Environmentalists and the federal government now troll the political backwater and talk about bringing the river back to its natural state, restoring beaches and protecting endangered fish like the humpback chub or the razorback sucker. With all these competing interests clamoring for a voice in river management, it's no wonder that flows have been erratic in the past.

In any case, things have been going well for trout lately. Winter runoff from Colorado has been high and the flows more or less consistent.

Once fish start to reproduce in conditions like these, the growth rate is phenomenal. More fish means more fish reproducing, so after a while you have exponential growth, which is a good thing when it involves trout.

Flies-and-lures-only regulations, a two-fish limit and a slot have been in effect since the late 1980s. In January, the Arizona Game & Fish Department increased the kill limit from two to four fish, and eliminated the slot. Anglers must now return fish over 16 inches.
"The change was necessary because 15 miles of river can only grow so many pounds of fish," says Joe Janisch of the Arizona Game & Fish Department. "We now have what we've always wanted . . . natural reproduction," he said.

The problem is limited food and space. Janisch says that even though most anglers at the Ferry practice catch and release, a number of them are not above keeping a few fish. With two fish as the bag limit, most people wait a while to keep their second fish; in other words, they sometimes wait too long and don't think about filling out their limit until the fishing slows down. The hope is that people who do take fish will take home a few more, creating more space for the trout that remain. Once the size of the average fish increases, the commission will re-evaluate the regulations, Janisch said.

High cliffs surround the river, so it helps to have a boat to fish it. There is a walk-in area at the Ferry that is about a mile long, and on some days it fishes just as well as anywhere else on the river. Scud patterns work best, though an assortment of other flies catch fish. Brassies, midges, San Juan worms, egg patterns, Chironomids and woolly buggers take fish fairly consistently here. Glow bugs with a nymph dropper can be an effective rig, and hoppers work in the spring.
Scuds are not really active at any particular time of day, but rising water can move these freshwater shrimp from the plants and rocks where they live. The 50 or so species of midges on the water form an important food source as well.

The trick to fishing this river is getting to the bottom. Keep in mind that the fish here have seen their share of barbless hooks-especially in the walk-in area. Long leaders, light tippets (6x or 7x) and small flies help, but a drag-free drift is an absolute must.

Most of the flies used on the Ferry are nymphs, streamers, and buggers, but dry flies catch fish too. Try attractors-which can also serve as a strike indicator-like Royal Wulffs, Irresistibles, Humpies, and Unbelievables. To use a dry fly as a strike indicator, tie a second fly to the dry fly and drift them together. If the fish doesn't take the dry, he may go for the dropper pattern.
If you fish the walk-in area, try to hit it during the week in order to avoid the weekend crowds. The water temperature stays at about 45 degrees, so chest waders are a must.

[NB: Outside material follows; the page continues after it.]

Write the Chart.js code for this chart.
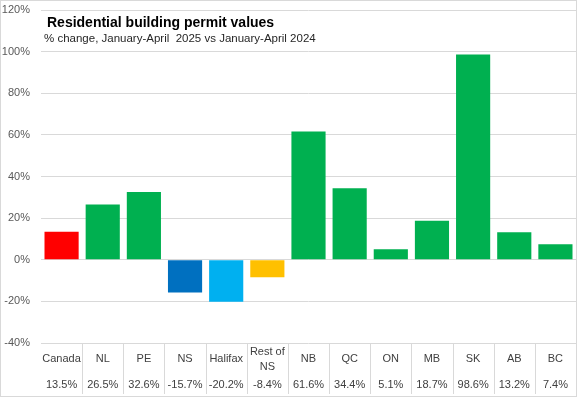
<!DOCTYPE html>
<html><head><meta charset="utf-8">
<script src="https://cdn.jsdelivr.net/npm/chart.js@4"></script>
<style>html,body{margin:0;padding:0;background:#fff}#wrap{width:577px;height:397px;position:relative}</style>
</head><body><div id="wrap"><canvas id="c" width="577" height="397"></canvas></div>
<script>
const categories = ["Canada","NL","PE","NS","Halifax","Rest of NS","NB","QC","ON","MB","SK","AB","BC"];
const categoryLines = [["Canada"],["NL"],["PE"],["NS"],["Halifax"],["Rest of","NS"],["NB"],["QC"],["ON"],["MB"],["SK"],["AB"],["BC"]];
const values = [13.5,26.5,32.6,-15.7,-20.2,-8.4,61.6,34.4,5.1,18.7,98.6,13.2,7.4];
const valueLabels = ["13.5%","26.5%","32.6%","-15.7%","-20.2%","-8.4%","61.6%","34.4%","5.1%","18.7%","98.6%","13.2%","7.4%"];
const barColors = ["#FF0000","#00B050","#00B050","#0070C0","#00B0F0","#FFC000","#00B050","#00B050","#00B050","#00B050","#00B050","#00B050","#00B050"];
const titleText = "Residential building permit values";
const subtitleText = "% change, January-April  2025 vs January-April 2024";
const yMin = -40, yMax = 120, yStep = 20;

const tablePlugin = {
  id: 'tablePlugin',
  afterDraw(chart) {
    const ctx = chart.ctx, xs = chart.scales.x, area = chart.chartArea;
    ctx.save();
    ctx.strokeStyle = '#d9d9d9'; ctx.lineWidth = 1;
    for (let i = 0; i < categories.length - 1; i++) {
      const x = Math.round((xs.getPixelForValue(i) + xs.getPixelForValue(i + 1)) / 2) + 0.5;
      ctx.beginPath(); ctx.moveTo(x, area.bottom); ctx.lineTo(x, 394); ctx.stroke();
    }
    ctx.fillStyle = '#404040';
    ctx.font = '11px "Liberation Sans", Arial, sans-serif';
    ctx.textAlign = 'center'; ctx.textBaseline = 'middle';
    categories.forEach((c, i) => {
      const x = xs.getPixelForValue(i);
      const lines = categoryLines[i];
      if (lines.length === 1) ctx.fillText(lines[0], x, area.bottom + 16);
      else { ctx.fillText(lines[0], x, area.bottom + 9); ctx.fillText(lines[1], x, area.bottom + 24); }
      ctx.fillText(valueLabels[i], x, area.bottom + 42);
    });
    ctx.textAlign = 'left'; ctx.textBaseline = 'alphabetic';
    ctx.fillStyle = '#000';
    ctx.font = 'bold 14px "Liberation Sans", Arial, sans-serif';
    ctx.fillText(titleText, 47, 27);
    ctx.fillStyle = '#262626';
    ctx.font = '11.5px "Liberation Sans", Arial, sans-serif';
    ctx.fillText(subtitleText, 44, 42);
    ctx.strokeStyle = '#d9d9d9';
    ctx.strokeRect(0.5, 0.5, chart.width - 1, chart.height - 1);
    ctx.restore();
  }
};

new Chart(document.getElementById('c'), {
  type: 'bar',
  data: { labels: categories, datasets: [{ data: values, backgroundColor: barColors, borderWidth: 0, categoryPercentage: 1, barPercentage: 0.83 }] },
  options: {
    responsive: false, animation: false,
    layout: { padding: { top: 10, right: 1, bottom: 54, left: 0 } },
    plugins: { legend: { display: false }, tooltip: { enabled: false }, title: { display: false } },
    scales: {
      x: { display: false, offset: true },
      y: {
        min: yMin, max: yMax,
        afterFit: s => { s.width = 41; s.paddingTop = 0; s.paddingBottom = 0; },
        ticks: { stepSize: yStep, color: '#595959', padding: 11, font: { size: 11, family: '"Liberation Sans", Arial, sans-serif' }, callback: v => v + '%' },
        grid: { color: '#d9d9d9', drawTicks: false },
        border: { display: false }
      }
    }
  },
  plugins: [tablePlugin]
});
</script></body></html>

Getting a boat won't guarantee you'll catch fish, and getting a guide won't either, but your chances begin to improve dramatically if you do. Guides, food and lodging are all available through Marble Canyon Lodge & Guides in Marble Canyon; telephone: (800) 533-7339; E-mail: LEESFERRY@aol.com; website: www.mcg-leesferry.com. Boat rentals are available through Lees Ferry Anglers (520) 355-2261, also in Marble Canyon.

This is a region where past and present blend into the southwest landscape; where the California condor soars after being nearly driven to extinction; where Navajos sell blankets and jewelry from roadside stands. Lately it seems that just about any time you check, the Ferry is fishing well, and although a few people wonder if the new regulations at Lees Ferry are necessary, nobody seems to get too worked up about them. They're probably too busy fishing.